7th August, 2012
Prominent Catholic dissident Jose Daniel Ferrer was free on Monday after he was detained for some 36 hours in Cuba's eastern city of Holguin.
Speaking from his home in the eastern province of Santiago de Cuba, Mr Ferrer told reporters that "nobody" gave him a reason for his arrest. "The authorities told me that they were following orders without asking why," Spanish news agency EFE quoted him as saying.
"Since February they have made it clear to me that they don't want me in the capital and that they were going to prevent me from doing that," the dissident and former prisoner, said.
He linked his detention to his human rights activism, including documenting religious rights abuses in the Communist-run island nation.
“The police, which should be protecting the people, take orders from the Communist Party and dedicate themselves to hunt, watch, harass, impede, and detain peaceful dissidents who defend human rights, as well as Ladies in White. That is the sad reality which we try to and will change,” he said in published remarks.
Mr Ferrer, 41, is the leader of the Patriotic Union of Cuba and known as a devout Catholic. In recent months, he has been actively documenting and denouncing cases of men and women who have been forcibly prevented by state security officials from participating in religious activities.
He is a member of the group of 75 political prisoners who were detained during what became known as the 2003 Black Spring Crackdown.

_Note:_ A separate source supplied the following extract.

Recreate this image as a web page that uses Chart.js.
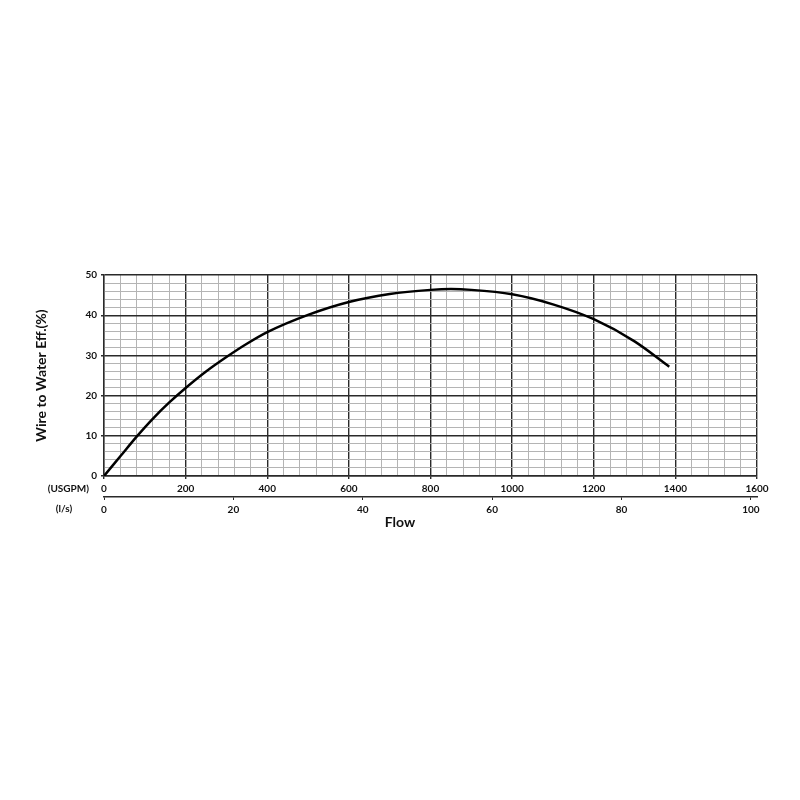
<!DOCTYPE html>
<html>
<head>
<meta charset="utf-8">
<script src="https://cdn.jsdelivr.net/npm/chart.js@4/dist/chart.umd.min.js"></script>
<style>
  html, body { margin: 0; padding: 0; background: #fff; }
  #wrap { width: 800px; height: 800px; }
</style>
</head>
<body>
<div id="wrap"><canvas id="effChart" width="800" height="800"></canvas></div>
<script>
// pump curve
const flowUsgpm = [0, 40, 80, 120, 160, 200, 250, 300, 350, 400, 500, 600, 700, 800, 850, 900, 1000, 1100, 1200, 1300, 1385];
const wireToWater = [0, 4.9, 9.8, 14.3, 18.3, 21.9, 26, 29.6, 32.9, 35.8, 40.1, 43.3, 45.3, 46.3, 46.5, 46.3, 45.2, 42.7, 39, 33.5, 27.2];

const flowTicks = [0, 200, 400, 600, 800, 1000, 1200, 1400, 1600];
const lpsTicks = [0, 20, 40, 60, 80, 100];
const effTicks = [0, 10, 20, 30, 40, 50];
const USGPM_PER_LPS = 15.85;

const MAJOR = '#2a2a2a';
const MINOR = '#b4b4b4';
const FONT = 'Lato, "Liberation Sans", sans-serif';

Chart.defaults.color = '#111';
Chart.defaults.font.family = FONT;

const points = flowUsgpm.map((f, i) => ({ x: f, y: wireToWater[i] }));

// unit labels on the left and the "Flow" caption (sits left of centre on the sheet)
const sideLabels = {
    id: 'sideLabels',
    afterDraw(chart) {
        const ctx = chart.ctx;
        const x = chart.scales.x;
        const x2 = chart.scales.x2;
        ctx.save();
        ctx.fillStyle = '#111';
        ctx.font = 'bold 10px ' + FONT;
        ctx.textBaseline = 'middle';
        ctx.textAlign = 'right';
        ctx.fillText('(USGPM)', 89, x.top + 13);
        ctx.textAlign = 'center';
        ctx.fillText('(l/s)', 64, x2.top + 12);
        ctx.font = 'bold 14px ' + FONT;
        ctx.fillText('Flow', x.getPixelForValue(725), x2.top + 25);
        ctx.restore();
    }
};

new Chart(document.getElementById('effChart').getContext('2d'), {
    type: 'scatter',
    data: {
        datasets: [{
            data: points,
            showLine: true,
            borderColor: '#000',
            borderWidth: 2.5,
            pointRadius: 0,
            cubicInterpolationMode: 'monotone',
            fill: false
        }]
    },
    options: {
        responsive: false,
        animation: false,
        devicePixelRatio: 1,
        layout: { padding: { left: 29, right: 43, top: 275, bottom: 266 } },
        plugins: {
            legend: { display: false },
            tooltip: { enabled: false }
        },
        scales: {
            x: {
                type: 'linear',
                position: 'bottom',
                weight: 0,
                min: 0,
                max: 1600,
                afterFit: s => { s.height = 21; },
                ticks: {
                    stepSize: 40,
                    autoSkip: false,
                    maxRotation: 0,
                    padding: 4,
                    font: { size: 10, weight: 'bold' },
                    callback: v => flowTicks.includes(v) ? String(v) : ''
                },
                grid: {
                    color: c => flowTicks.includes(c.tick.value) ? MAJOR : MINOR,
                    lineWidth: c => flowTicks.includes(c.tick.value) ? 1.4 : 1,
                    tickColor: c => flowTicks.includes(c.tick.value) ? MAJOR : 'rgba(0,0,0,0)',
                    tickLength: 3
                },
                border: { color: MAJOR, width: 1.4 }
            },
            x2: {
                type: 'linear',
                position: 'bottom',
                weight: 1,
                min: 0,
                max: 1600 / USGPM_PER_LPS,
                afterFit: s => { s.height = 37; },
                afterBuildTicks: s => { s.ticks = lpsTicks.map(v => ({ value: v })); },
                ticks: {
                    autoSkip: false,
                    maxRotation: 0,
                    padding: 4,
                    font: { size: 10, weight: 'bold' }
                },
                grid: {
                    drawOnChartArea: false,
                    tickColor: MAJOR,
                    tickLength: 3
                },
                border: { color: MAJOR, width: 1.4 }
            },
            y: {
                min: 0,
                max: 50,
                afterFit: s => { s.width = 75; },
                ticks: {
                    stepSize: 2,
                    autoSkip: false,
                    padding: 4,
                    font: { size: 10, weight: 'bold' },
                    callback: v => effTicks.includes(v) ? String(v) : ''
                },
                grid: {
                    color: c => effTicks.includes(c.tick.value) ? MAJOR : MINOR,
                    lineWidth: c => effTicks.includes(c.tick.value) ? 1.4 : 1,
                    tickColor: c => effTicks.includes(c.tick.value) ? MAJOR : 'rgba(0,0,0,0)',
                    tickLength: 3
                },
                border: { color: MAJOR, width: 1.4 },
                title: {
                    display: true,
                    text: 'Wire to Water Eff.(%)',
                    font: { size: 14, weight: 'bold' },
                    color: '#111'
                }
            }
        }
    },
    plugins: [sideLabels]
});
</script>
</body>
</html>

Mr Ferrer was among a small group of dissidents who agreed to be released from prison on condition that he is allowed to stay in Cuba.
Andrew Johnston, the advocacy director of Britain-based rights group Christian Solidarity Worldwide said his organisation has welcomed Cuba's decision to release a man who he said "worked tirelessly to expose religious freedom violations" in the country.
However, "We call on the Cuban government to end the arbitrary arrest and detention of activists like Ferrer, and respect the fundamental rights of its citizens,” Mr Johnston added in a statement to BosNewsLife.
The country is currently run by Raul Castro, the world's longest-serving defense minister, who took over as president in February 2008, succeeding his ailing brother Fidel, who had been in power for five decades.
Though he has introduced some reforms, Christian groups have expressed concerns over reported attempts by authorities to control church groups.